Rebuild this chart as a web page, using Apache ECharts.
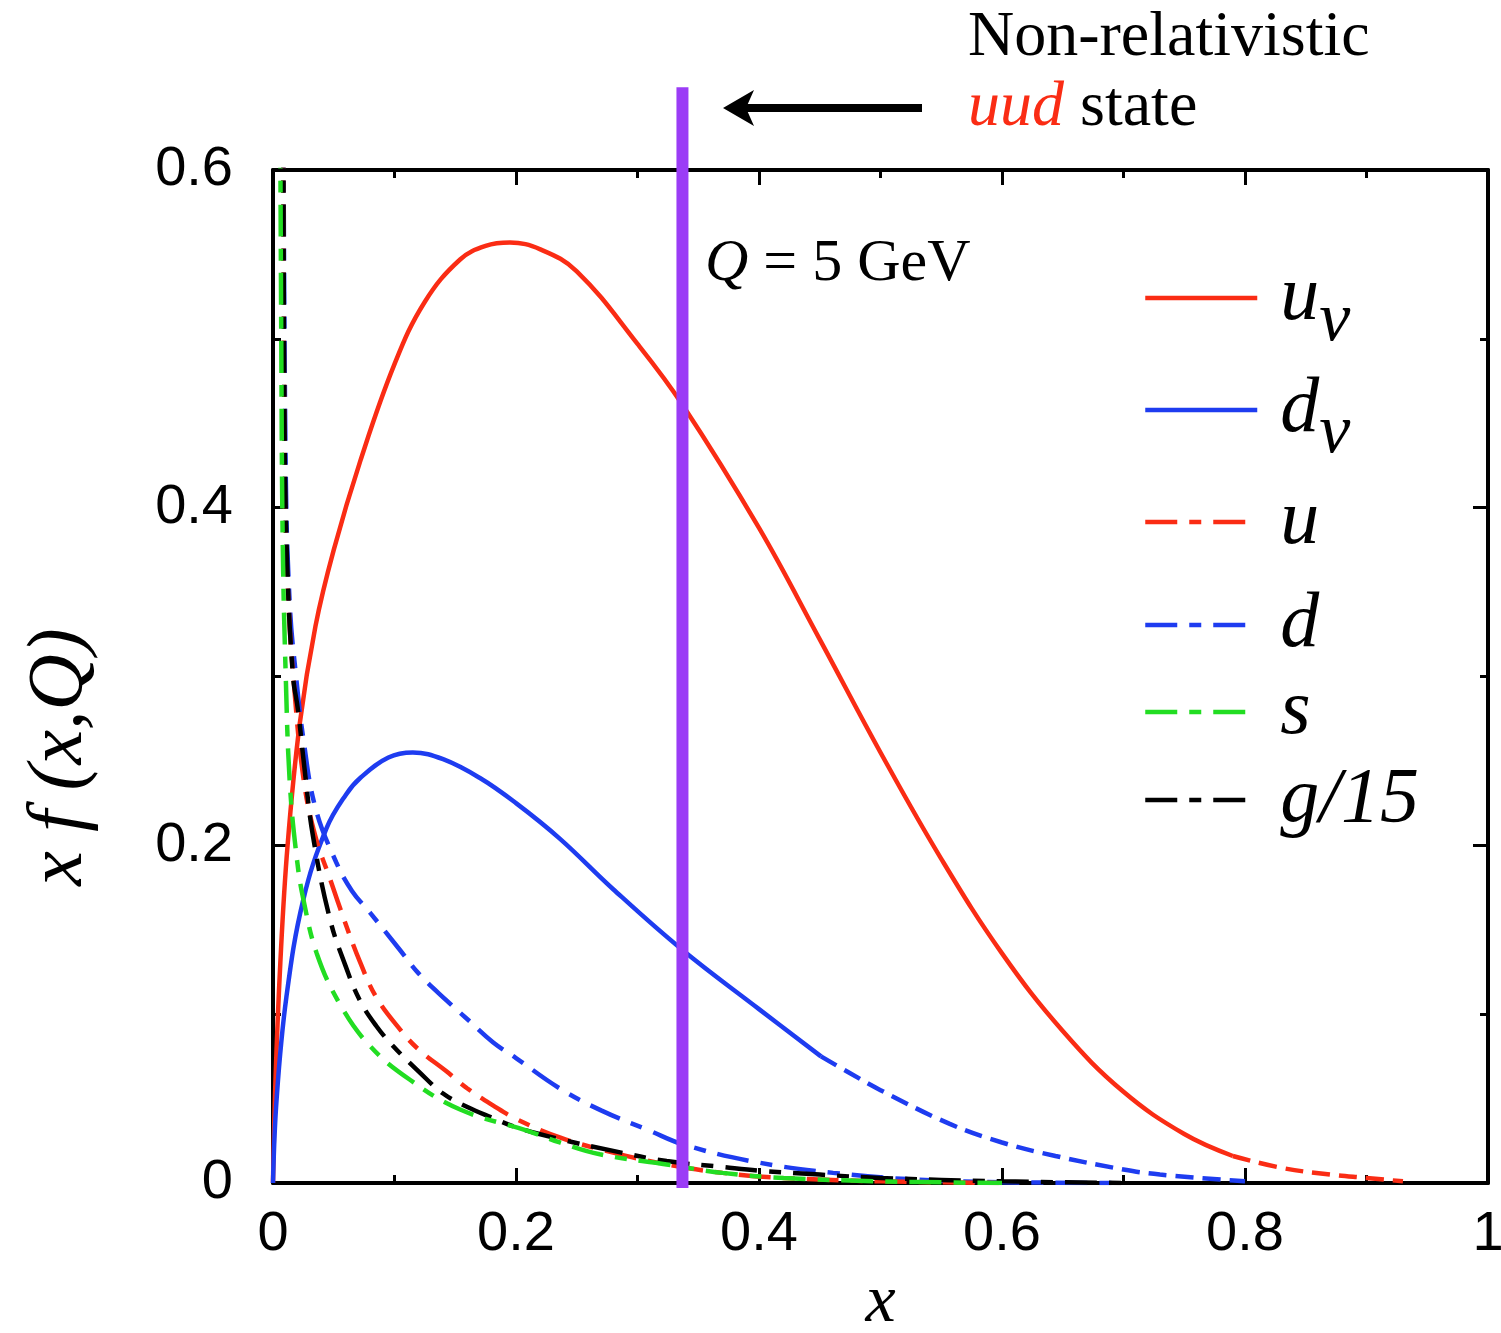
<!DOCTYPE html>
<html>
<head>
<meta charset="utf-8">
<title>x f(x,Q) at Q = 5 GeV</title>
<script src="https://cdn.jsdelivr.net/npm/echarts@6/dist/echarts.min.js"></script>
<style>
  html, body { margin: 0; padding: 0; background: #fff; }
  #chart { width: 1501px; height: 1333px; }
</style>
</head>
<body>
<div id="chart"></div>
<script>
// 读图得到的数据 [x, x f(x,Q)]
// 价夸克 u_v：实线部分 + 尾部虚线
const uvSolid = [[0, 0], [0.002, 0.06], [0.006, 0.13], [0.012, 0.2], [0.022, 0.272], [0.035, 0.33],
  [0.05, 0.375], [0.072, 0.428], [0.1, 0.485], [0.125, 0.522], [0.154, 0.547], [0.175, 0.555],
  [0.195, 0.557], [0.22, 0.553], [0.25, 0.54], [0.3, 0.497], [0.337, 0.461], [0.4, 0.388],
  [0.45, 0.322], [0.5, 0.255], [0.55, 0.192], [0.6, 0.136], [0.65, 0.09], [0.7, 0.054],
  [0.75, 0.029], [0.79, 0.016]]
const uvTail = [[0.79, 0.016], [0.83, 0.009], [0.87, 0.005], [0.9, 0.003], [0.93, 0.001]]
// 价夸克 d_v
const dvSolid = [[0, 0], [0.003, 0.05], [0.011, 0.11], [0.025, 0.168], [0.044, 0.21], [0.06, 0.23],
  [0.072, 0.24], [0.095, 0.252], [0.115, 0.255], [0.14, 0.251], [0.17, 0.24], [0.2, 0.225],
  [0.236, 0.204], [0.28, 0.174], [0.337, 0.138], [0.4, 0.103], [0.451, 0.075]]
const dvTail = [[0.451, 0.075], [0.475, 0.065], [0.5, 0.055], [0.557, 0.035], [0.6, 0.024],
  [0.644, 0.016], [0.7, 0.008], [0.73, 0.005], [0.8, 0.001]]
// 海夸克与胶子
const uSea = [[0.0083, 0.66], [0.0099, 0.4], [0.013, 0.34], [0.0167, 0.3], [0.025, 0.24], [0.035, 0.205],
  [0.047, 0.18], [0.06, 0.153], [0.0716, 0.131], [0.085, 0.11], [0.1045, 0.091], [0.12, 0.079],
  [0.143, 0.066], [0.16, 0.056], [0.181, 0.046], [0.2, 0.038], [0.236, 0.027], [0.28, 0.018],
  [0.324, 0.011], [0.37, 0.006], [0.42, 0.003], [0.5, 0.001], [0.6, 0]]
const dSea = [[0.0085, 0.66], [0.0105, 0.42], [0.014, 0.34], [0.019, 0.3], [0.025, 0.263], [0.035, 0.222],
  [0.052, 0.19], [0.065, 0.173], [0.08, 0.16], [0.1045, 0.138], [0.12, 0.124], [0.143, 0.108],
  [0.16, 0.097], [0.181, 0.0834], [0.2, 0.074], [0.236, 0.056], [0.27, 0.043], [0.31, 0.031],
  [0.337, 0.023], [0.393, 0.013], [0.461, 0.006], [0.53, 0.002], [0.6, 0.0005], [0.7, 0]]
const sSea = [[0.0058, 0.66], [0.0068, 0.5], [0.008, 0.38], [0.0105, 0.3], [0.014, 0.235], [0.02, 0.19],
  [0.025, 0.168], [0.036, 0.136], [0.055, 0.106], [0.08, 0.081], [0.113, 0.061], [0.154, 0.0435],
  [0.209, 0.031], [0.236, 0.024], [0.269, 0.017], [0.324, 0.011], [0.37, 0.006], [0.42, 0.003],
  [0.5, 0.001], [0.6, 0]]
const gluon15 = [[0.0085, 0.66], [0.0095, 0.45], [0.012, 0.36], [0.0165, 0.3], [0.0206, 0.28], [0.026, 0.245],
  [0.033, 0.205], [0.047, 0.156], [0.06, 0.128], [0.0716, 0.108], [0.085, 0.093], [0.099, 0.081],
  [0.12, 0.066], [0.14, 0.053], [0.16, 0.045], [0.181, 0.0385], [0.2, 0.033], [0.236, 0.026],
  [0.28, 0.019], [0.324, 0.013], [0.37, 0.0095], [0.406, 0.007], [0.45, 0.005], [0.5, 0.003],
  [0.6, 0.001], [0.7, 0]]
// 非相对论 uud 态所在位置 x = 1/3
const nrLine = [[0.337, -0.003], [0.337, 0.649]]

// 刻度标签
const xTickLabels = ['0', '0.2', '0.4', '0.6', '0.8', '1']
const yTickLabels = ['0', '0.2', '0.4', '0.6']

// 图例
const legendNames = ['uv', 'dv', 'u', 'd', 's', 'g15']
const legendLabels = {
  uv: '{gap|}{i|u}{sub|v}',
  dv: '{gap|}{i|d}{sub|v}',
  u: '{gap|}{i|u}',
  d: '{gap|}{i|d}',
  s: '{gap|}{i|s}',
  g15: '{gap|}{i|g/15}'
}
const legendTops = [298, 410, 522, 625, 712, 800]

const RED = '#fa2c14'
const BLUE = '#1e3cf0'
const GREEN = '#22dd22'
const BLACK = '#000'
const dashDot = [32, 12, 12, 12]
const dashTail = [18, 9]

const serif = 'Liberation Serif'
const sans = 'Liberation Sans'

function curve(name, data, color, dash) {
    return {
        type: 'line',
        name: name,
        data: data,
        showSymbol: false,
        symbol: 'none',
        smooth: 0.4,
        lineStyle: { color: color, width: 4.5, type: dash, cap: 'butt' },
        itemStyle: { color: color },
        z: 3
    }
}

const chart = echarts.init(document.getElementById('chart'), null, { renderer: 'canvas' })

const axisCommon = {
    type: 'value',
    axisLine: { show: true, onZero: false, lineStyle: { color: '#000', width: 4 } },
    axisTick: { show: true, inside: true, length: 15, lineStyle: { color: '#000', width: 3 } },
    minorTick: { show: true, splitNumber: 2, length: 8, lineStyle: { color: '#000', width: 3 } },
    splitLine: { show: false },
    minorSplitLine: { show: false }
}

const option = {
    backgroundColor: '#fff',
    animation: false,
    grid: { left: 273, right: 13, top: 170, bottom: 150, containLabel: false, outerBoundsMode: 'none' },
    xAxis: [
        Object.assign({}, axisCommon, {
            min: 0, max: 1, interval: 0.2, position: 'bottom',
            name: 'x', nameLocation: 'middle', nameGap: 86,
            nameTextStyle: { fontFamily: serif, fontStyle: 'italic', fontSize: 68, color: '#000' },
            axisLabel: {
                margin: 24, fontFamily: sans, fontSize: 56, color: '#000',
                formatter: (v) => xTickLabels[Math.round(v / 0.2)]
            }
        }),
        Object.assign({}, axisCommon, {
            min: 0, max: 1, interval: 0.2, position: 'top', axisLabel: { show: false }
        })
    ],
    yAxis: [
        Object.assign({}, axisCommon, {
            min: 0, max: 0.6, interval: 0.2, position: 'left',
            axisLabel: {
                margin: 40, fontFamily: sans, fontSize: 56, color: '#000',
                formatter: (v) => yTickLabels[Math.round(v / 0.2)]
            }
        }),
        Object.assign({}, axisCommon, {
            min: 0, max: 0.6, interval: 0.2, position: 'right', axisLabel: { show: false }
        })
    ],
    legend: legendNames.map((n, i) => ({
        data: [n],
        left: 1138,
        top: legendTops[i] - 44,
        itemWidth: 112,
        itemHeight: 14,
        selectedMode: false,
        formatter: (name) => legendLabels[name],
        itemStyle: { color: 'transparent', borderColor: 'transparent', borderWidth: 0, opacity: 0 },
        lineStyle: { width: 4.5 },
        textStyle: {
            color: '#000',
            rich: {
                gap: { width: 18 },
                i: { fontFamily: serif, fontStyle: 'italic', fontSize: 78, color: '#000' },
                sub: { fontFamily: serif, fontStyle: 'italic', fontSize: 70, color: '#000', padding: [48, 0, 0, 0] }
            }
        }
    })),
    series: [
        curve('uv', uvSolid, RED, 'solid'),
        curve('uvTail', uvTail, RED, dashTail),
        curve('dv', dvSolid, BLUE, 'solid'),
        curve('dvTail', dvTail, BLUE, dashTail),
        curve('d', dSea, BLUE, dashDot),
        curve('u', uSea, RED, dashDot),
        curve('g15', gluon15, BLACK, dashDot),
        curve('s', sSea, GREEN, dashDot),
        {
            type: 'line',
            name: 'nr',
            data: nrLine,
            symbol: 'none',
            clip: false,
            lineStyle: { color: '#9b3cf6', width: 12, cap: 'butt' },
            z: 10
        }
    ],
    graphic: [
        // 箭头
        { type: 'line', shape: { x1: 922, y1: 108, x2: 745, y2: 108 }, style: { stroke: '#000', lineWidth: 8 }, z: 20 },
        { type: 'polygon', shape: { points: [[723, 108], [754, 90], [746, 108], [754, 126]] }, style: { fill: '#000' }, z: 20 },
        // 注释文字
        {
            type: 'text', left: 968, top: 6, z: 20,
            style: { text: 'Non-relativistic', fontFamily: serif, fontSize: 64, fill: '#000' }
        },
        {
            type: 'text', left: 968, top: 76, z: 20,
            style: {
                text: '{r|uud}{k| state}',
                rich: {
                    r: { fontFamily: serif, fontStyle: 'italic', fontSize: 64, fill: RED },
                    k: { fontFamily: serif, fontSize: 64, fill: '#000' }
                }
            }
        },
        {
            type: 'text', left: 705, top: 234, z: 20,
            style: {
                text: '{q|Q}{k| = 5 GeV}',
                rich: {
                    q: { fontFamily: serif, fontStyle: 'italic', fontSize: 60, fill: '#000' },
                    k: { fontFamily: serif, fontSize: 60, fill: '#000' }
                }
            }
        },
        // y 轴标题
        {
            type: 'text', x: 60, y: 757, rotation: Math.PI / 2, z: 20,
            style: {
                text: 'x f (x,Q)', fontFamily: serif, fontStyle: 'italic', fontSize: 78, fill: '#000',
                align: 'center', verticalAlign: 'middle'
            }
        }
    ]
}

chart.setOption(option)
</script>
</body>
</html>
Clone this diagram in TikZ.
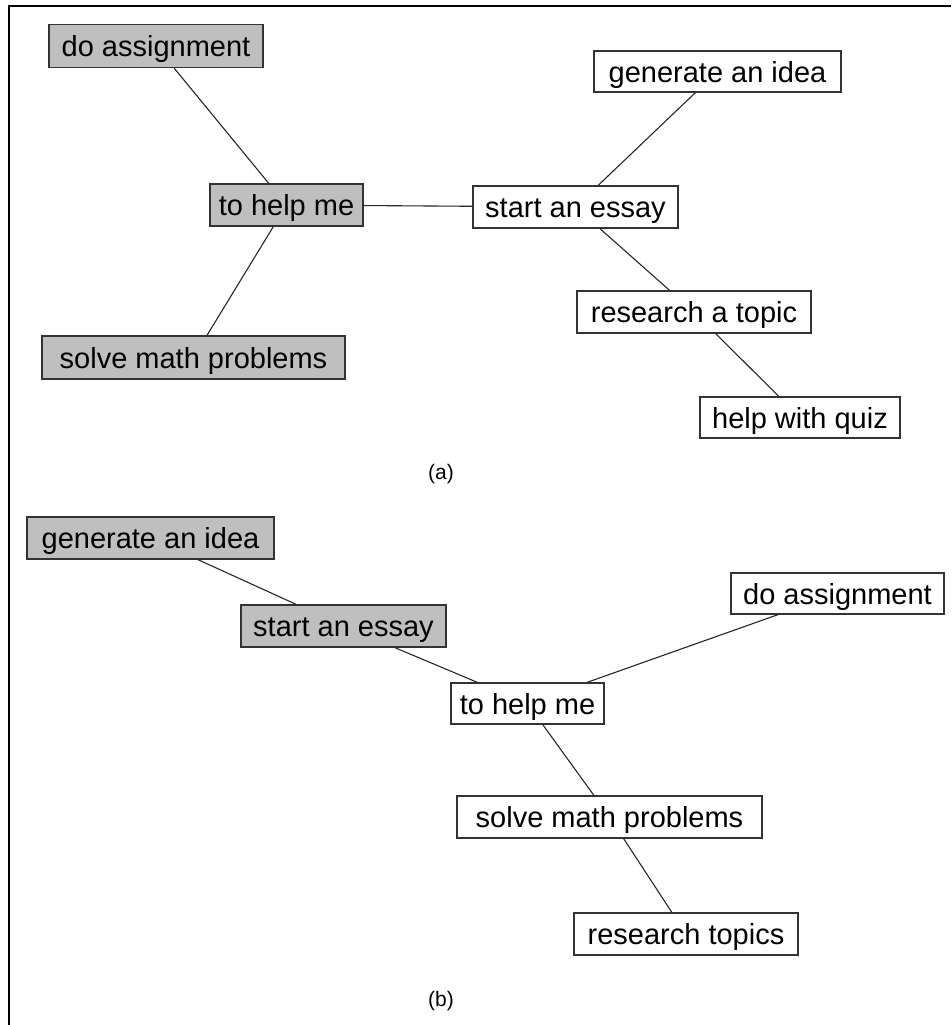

++++++

[Given instruction]
Give the number of lines in the entries that hold the word "this", and nothing else.

[Completed task]
2